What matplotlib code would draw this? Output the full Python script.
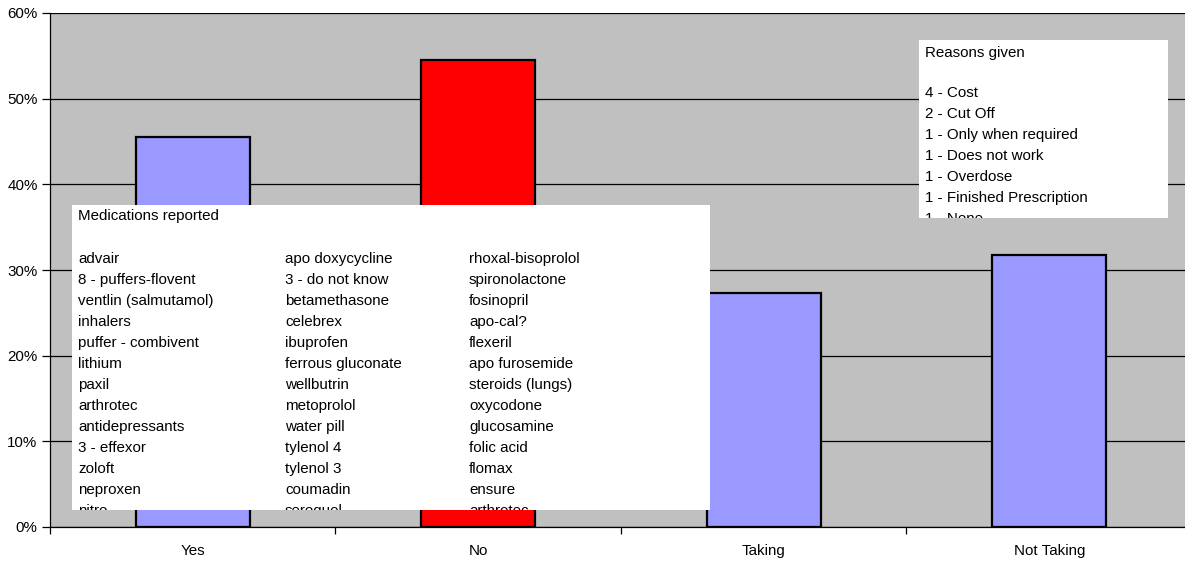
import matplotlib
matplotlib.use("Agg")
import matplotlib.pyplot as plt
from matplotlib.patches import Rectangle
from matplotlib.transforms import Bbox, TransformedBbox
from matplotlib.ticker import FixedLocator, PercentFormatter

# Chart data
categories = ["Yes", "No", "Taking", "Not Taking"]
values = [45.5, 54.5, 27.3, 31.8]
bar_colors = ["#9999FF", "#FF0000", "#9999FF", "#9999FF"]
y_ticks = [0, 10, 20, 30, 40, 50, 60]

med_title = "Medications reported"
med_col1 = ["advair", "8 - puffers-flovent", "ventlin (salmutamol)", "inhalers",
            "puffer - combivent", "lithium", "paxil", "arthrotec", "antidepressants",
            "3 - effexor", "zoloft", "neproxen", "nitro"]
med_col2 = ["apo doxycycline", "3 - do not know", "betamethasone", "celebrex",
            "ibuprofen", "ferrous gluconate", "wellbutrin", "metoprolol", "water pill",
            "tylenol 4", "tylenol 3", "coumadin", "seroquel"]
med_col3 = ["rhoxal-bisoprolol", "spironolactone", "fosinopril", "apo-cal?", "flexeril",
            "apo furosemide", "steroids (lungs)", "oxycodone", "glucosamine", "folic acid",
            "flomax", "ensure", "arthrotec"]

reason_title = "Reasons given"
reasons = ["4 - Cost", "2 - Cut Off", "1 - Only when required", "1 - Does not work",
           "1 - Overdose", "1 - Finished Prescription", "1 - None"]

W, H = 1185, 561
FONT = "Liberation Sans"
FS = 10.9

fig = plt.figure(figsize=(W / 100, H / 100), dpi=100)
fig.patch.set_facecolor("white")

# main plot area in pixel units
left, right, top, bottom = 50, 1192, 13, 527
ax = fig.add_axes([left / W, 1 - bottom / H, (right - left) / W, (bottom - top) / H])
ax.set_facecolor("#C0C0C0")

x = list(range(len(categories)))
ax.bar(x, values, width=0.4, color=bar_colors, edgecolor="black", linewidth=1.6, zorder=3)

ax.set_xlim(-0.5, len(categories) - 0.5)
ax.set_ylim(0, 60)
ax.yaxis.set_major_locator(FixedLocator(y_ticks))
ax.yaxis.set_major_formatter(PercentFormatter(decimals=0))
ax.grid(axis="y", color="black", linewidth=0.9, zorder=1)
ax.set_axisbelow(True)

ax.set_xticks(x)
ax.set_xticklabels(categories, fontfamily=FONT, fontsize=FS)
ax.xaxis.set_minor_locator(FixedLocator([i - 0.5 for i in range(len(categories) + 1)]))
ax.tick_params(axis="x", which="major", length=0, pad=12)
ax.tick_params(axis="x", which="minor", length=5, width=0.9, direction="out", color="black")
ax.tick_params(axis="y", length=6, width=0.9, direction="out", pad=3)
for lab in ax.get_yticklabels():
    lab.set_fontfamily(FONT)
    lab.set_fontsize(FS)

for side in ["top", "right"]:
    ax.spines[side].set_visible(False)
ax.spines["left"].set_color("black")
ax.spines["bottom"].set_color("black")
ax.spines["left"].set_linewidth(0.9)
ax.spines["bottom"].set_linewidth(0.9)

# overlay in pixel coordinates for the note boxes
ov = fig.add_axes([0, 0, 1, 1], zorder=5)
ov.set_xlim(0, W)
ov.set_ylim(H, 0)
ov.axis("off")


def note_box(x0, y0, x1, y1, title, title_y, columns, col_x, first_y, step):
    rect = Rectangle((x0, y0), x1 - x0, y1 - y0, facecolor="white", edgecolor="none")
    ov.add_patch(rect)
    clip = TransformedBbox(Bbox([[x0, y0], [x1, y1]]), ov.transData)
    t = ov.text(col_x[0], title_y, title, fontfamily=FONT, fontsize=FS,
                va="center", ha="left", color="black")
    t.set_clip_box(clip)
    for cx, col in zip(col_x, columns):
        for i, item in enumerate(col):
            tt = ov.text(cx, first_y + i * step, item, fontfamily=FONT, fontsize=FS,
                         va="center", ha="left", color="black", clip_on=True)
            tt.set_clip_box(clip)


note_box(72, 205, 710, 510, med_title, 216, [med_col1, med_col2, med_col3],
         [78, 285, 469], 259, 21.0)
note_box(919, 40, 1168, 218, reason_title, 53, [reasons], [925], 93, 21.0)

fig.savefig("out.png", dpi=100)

--- TASK OBJECTIVE ---
Leave out any pictures, please, and quote only the lines from the top of the data through the line that contains "y_ticks = [0, 10, 20, 30, 40, 50, 60]".

--- SOLUTION FOR THIS PROBLEM ---
What matplotlib code would draw this? Output the full Python script.
import matplotlib
matplotlib.use("Agg")
import matplotlib.pyplot as plt
from matplotlib.patches import Rectangle
from matplotlib.transforms import Bbox, TransformedBbox
from matplotlib.ticker import FixedLocator, PercentFormatter

# Chart data
categories = ["Yes", "No", "Taking", "Not Taking"]
values = [45.5, 54.5, 27.3, 31.8]
bar_colors = ["#9999FF", "#FF0000", "#9999FF", "#9999FF"]
y_ticks = [0, 10, 20, 30, 40, 50, 60]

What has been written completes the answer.